News Story
Failure is an Option
Cara Martin’s biggest lesson from graduate school started with a bang. “It was actually more of a pop,” recalls Martin on the fateful day, when a miscalculation on a household refrigerator experiment damaged the accumulator she was testing. It was a major setback—and she’d have to come clean to the lab director, Reinhard Radermacher, who was also her advisor. “I remember summing up the courage to tell him on the way to our weekly Friday lunch. I expected him to be mad and frustrated.” Instead, Radermacher told her a story about making a mistake while he was in graduate school, and that the most important thing is that she learns something from it. “It totally blew my mind. It was one of the first times I had been told it was ok to fail.”
It’s a story she tells a lot. “Every time I talk with students, I share that story. I want them to know it’s ok to talk about failure and that we all do it. If you don’t fail, you limit your opportunities to grow. And that even when you blow something up, as long as you learn from it, it’s ok.”
Martin isn’t experiencing a lot of failure these days. With two degrees from the Department of Mechanical Engineering (BSME ’06, MSME ’07), she is COO of Optimized Thermal Systems (OTS), a consulting firm that helps clients refine and test new energy technologies for market. Since joining OTS six years ago, where she works with Rademacher, Martin has tripled the company’s size and revenue, nabbing her a Leading Women Award from the Daily Record in 2018. She approaches OTS’ clients—who range from large equipment manufacturers to mid-tier suppliers and start-ups—as unique partnerships, scoping their needs and filling in the gaps that are stalling their progress. She approaches competition the same way. “There aren’t a lot of folks who do what we do, but when we do come across them, my immediate response is, can we collaborate rather than compete?”
“It totally blew my mind. It was one of the first times I had been told it was ok to fail.”— Cara Martin
The idea that people “work better together” is one Martin adopted early. She was one of two girls in a high school introduction to engineering class; because they were friends, she and the other girl joined forces early, winning competitions regularly by building off each other’s ideas and through the support of a fantastic teacher. “We were in the minority, but [our teacher] treated everyone as equals. He taught us that we could do this and gave us all the tools we needed. Thinking back, he was really instrumental in crafting my interest in engineering.”
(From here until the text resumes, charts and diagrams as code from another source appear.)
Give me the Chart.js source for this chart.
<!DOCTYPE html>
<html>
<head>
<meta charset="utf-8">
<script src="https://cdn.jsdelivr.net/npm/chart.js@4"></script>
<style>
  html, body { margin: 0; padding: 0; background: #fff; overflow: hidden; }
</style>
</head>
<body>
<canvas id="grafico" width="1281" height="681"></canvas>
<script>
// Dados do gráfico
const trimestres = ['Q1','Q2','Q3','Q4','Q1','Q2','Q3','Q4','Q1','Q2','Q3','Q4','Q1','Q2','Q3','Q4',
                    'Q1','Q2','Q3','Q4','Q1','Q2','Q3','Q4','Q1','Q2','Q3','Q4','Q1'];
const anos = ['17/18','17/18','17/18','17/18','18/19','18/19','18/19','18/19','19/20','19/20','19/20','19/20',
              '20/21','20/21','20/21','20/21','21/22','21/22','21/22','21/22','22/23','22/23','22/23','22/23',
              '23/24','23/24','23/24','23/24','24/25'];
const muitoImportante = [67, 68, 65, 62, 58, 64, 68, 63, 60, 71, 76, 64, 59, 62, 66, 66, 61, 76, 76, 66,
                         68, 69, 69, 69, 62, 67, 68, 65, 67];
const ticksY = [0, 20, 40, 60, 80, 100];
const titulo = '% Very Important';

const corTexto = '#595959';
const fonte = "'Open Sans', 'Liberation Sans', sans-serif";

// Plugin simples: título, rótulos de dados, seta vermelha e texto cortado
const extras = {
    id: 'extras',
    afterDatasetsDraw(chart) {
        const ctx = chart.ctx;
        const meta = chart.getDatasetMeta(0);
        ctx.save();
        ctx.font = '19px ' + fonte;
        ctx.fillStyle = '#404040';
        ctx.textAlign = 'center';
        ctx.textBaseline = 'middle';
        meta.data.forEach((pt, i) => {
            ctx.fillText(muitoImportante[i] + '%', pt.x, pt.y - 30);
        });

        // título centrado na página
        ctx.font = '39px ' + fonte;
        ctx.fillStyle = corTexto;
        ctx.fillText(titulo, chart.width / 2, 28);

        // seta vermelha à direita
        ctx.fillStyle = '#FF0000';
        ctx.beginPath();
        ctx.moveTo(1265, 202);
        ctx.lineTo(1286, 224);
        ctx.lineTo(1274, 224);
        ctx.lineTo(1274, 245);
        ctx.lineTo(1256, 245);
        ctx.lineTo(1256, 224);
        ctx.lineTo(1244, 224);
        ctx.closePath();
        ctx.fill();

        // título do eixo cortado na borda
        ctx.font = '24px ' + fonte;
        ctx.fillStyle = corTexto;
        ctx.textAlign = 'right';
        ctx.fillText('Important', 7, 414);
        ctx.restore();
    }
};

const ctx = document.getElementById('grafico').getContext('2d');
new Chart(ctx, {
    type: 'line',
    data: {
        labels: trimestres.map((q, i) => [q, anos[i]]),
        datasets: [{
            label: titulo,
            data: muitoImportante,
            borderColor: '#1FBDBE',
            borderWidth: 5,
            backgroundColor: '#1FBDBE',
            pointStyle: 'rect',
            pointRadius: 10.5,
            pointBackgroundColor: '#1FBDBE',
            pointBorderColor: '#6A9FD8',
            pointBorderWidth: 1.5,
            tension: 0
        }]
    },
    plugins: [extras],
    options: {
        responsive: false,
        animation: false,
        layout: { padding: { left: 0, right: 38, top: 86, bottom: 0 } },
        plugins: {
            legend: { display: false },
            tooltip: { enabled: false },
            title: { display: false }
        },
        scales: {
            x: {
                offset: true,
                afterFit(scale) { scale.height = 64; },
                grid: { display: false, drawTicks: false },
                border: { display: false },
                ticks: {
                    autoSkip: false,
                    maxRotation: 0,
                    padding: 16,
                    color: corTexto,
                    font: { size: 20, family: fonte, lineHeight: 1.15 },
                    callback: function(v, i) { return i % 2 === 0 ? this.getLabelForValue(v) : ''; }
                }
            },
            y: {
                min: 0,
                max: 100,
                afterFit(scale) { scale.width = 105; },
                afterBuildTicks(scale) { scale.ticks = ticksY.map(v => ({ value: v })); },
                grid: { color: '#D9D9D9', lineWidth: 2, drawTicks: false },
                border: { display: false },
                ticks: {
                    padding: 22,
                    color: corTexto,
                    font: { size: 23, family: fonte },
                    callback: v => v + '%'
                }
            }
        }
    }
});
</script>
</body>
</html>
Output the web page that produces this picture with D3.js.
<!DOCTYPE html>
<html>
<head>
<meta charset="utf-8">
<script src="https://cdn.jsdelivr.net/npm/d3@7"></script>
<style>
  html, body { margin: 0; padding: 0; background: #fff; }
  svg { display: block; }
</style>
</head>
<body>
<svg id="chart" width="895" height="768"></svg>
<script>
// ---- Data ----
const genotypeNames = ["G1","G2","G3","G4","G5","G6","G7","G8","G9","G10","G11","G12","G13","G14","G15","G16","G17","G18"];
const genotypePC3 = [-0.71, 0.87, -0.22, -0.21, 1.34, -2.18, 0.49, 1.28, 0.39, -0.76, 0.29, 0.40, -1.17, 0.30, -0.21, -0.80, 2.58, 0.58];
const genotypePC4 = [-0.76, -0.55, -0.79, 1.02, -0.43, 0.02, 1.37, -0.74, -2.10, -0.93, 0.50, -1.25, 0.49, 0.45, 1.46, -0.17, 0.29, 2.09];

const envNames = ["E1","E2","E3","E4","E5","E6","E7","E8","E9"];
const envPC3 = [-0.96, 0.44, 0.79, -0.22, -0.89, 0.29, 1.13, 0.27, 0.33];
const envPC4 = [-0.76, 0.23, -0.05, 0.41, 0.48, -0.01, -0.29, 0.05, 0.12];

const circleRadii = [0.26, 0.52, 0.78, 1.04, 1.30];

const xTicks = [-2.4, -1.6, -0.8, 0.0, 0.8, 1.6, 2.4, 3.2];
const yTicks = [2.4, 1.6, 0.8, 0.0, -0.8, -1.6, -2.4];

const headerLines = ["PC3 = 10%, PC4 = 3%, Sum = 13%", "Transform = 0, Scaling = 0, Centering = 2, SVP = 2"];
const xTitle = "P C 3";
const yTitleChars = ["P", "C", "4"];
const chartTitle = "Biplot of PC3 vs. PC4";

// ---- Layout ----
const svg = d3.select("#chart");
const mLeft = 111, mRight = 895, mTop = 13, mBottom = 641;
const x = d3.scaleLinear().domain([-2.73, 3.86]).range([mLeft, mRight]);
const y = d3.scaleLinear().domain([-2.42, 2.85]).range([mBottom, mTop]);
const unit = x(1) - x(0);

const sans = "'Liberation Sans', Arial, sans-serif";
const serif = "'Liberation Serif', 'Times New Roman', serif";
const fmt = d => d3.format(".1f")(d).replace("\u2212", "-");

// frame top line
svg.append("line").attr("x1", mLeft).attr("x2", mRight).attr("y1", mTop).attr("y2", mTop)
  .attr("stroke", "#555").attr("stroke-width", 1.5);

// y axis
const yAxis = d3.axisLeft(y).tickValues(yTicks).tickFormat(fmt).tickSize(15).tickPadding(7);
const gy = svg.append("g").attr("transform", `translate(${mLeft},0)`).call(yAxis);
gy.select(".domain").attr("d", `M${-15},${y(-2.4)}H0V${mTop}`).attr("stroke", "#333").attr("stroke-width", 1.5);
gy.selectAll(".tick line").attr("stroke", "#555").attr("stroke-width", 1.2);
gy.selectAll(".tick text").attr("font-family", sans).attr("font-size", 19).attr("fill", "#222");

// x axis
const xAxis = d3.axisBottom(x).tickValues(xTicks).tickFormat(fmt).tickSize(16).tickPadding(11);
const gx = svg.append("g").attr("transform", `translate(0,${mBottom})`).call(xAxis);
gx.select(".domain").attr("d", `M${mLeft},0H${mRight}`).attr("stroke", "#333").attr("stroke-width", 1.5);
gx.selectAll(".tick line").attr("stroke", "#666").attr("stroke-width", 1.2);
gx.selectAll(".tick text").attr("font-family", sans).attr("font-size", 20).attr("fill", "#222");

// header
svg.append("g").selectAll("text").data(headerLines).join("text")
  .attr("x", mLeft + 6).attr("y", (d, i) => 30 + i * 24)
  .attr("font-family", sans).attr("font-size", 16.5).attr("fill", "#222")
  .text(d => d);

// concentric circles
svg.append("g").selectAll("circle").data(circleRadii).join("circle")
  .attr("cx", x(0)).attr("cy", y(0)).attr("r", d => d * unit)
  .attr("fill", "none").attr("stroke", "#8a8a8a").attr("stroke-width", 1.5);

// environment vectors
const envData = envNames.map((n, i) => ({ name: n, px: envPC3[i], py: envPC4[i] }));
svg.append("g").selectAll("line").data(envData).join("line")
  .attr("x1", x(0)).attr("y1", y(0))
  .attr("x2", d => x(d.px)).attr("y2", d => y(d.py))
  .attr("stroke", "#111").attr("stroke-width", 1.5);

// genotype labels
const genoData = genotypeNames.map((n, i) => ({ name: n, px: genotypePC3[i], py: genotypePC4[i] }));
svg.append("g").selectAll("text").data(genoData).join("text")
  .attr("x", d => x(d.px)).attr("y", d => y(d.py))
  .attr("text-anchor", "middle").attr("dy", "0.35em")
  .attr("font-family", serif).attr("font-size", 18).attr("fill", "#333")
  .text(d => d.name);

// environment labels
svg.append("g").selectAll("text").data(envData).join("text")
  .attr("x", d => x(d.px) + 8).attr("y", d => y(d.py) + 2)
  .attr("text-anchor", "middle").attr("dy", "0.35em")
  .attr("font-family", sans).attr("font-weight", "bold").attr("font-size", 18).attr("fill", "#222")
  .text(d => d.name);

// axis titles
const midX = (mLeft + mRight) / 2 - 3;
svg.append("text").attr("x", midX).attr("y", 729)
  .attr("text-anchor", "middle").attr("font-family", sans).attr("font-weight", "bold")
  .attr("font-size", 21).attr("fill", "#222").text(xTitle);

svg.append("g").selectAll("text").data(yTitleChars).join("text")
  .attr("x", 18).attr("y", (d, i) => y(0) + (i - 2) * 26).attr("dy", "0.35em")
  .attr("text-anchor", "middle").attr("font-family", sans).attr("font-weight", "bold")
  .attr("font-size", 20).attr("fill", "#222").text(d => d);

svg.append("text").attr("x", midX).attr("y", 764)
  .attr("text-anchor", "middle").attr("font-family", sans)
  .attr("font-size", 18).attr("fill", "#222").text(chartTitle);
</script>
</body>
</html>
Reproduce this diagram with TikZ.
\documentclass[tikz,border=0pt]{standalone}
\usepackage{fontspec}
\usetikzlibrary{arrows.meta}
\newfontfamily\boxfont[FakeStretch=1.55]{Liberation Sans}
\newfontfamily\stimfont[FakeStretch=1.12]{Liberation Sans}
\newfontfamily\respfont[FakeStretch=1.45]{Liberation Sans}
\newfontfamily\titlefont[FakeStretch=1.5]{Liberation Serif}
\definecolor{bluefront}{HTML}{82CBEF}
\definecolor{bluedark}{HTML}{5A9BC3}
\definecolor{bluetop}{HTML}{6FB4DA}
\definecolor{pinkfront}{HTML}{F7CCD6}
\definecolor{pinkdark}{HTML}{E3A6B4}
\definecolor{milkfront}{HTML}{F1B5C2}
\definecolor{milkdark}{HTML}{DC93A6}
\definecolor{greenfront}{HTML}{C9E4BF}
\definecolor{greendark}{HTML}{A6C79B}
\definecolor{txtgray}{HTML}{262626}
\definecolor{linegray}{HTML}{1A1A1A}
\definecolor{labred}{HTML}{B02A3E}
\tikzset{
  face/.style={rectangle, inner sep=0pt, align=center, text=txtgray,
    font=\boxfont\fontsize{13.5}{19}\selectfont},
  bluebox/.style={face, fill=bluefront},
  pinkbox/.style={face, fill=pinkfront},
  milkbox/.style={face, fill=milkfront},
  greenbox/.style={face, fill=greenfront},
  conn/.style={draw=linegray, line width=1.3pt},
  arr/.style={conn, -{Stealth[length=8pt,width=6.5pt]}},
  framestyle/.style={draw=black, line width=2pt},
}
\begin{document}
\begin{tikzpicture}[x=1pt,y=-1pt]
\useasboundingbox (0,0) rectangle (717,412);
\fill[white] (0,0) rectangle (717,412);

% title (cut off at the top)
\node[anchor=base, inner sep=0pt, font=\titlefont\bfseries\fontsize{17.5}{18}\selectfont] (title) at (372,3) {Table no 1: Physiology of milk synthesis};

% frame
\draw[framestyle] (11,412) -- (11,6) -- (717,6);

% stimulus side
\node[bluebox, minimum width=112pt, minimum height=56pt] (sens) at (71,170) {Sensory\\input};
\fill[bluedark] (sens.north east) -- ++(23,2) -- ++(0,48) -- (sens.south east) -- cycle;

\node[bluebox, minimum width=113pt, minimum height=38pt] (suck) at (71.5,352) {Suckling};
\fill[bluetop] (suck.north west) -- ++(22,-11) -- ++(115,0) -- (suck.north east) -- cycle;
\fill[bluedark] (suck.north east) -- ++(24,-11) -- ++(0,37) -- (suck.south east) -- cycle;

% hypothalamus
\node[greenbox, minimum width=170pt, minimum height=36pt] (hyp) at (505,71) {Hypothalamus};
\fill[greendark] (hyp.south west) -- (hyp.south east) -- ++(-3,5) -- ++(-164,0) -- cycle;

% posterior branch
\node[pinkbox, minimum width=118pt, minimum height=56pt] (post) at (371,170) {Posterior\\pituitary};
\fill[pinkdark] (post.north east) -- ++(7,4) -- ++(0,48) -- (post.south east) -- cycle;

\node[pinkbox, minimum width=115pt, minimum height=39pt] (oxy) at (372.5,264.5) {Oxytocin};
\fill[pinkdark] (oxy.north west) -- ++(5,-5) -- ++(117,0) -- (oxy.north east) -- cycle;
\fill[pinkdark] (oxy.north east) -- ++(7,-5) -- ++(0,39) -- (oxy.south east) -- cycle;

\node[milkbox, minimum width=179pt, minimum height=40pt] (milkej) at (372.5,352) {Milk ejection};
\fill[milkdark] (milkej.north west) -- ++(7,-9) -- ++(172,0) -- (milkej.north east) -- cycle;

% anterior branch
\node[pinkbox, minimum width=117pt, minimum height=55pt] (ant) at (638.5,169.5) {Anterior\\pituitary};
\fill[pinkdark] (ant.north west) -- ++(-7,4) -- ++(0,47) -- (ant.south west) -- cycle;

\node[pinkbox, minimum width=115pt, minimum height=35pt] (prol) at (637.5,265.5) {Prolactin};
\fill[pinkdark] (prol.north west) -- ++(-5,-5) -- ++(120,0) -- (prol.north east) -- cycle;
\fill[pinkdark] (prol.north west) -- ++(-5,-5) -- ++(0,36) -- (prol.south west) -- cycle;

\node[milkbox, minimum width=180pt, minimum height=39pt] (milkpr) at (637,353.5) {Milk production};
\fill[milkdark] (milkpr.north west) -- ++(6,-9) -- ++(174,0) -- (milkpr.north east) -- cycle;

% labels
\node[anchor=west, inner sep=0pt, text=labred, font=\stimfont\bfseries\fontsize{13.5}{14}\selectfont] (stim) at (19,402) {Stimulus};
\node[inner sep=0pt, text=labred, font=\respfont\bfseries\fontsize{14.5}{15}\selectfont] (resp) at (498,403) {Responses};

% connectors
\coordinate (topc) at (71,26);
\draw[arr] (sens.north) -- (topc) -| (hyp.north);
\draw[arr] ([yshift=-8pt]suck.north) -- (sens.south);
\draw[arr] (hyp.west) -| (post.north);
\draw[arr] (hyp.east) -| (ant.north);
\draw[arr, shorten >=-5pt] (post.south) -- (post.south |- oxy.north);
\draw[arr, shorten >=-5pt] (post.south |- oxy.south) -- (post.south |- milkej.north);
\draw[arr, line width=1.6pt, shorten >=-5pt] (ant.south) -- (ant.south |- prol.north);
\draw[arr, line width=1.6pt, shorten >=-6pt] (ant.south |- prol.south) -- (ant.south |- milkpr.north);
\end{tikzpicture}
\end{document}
At UMD, Martin was one of a handful of undergraduates to work with Rademacher at the Clark School’s Center for Environmental Energy Engineering (CEEE), initially lobbying for a spot so that she could keep up with her German, a second major she dropped her sophomore year. “I didn’t want to give it up entirely, so I more or less Googled engineering research opportunities with any German connection.” Because he ran a German exchange program for UMD, Rademacher came back in the search results. In the CEEE lab, Martin found a tight-knit, supportive team. She had a neat arrangement with her lab partner from Germany, Jan Muehlbauer (MSME ’06), who would tighten up her experiments in exchange for proof-reading help. And while she initially pursued the position for the German connection, she was fascinated with the research and buoyed by the supportive, “good ideas win” atmosphere. After graduation, she kept in contact with Rademacher. She was lured back to Maryland in 2013 when Rademacher asked her to head up his consulting business, which was growing faster than he could manage. She agreed to take the leap.
Martin is very happy with where she’s landed, meshing her love for engineering with the challenge of running a business. With OTS hitting its stride, she’s concentrating on streamlining the operations, which includes the lab they have carefully built over the past five years. New business and non-traditional clients are breaking them out of their bubble and shaping their brand, something she is anxious to continue. And then, there’s the matter of a little project in Baltimore. A need to test technology in the field has inspired Martin and Rademacher to explore a radical concept first tested by Purdue—commandeering and rehabbing a block of housing for a “living/learning lab.” She sees Baltimore as the perfect concept site, offering a place to explore new sustainability concepts while simultaneously helping revitalize some of the 40,000 vacant rowhouses currently in the city. While still in early stages, it’s what gets Martin excited these days. “It’s a crazy idea, but it’s right up our alley,” says Martin. There may be some failures along the way. No doubt, Martin will learn from them.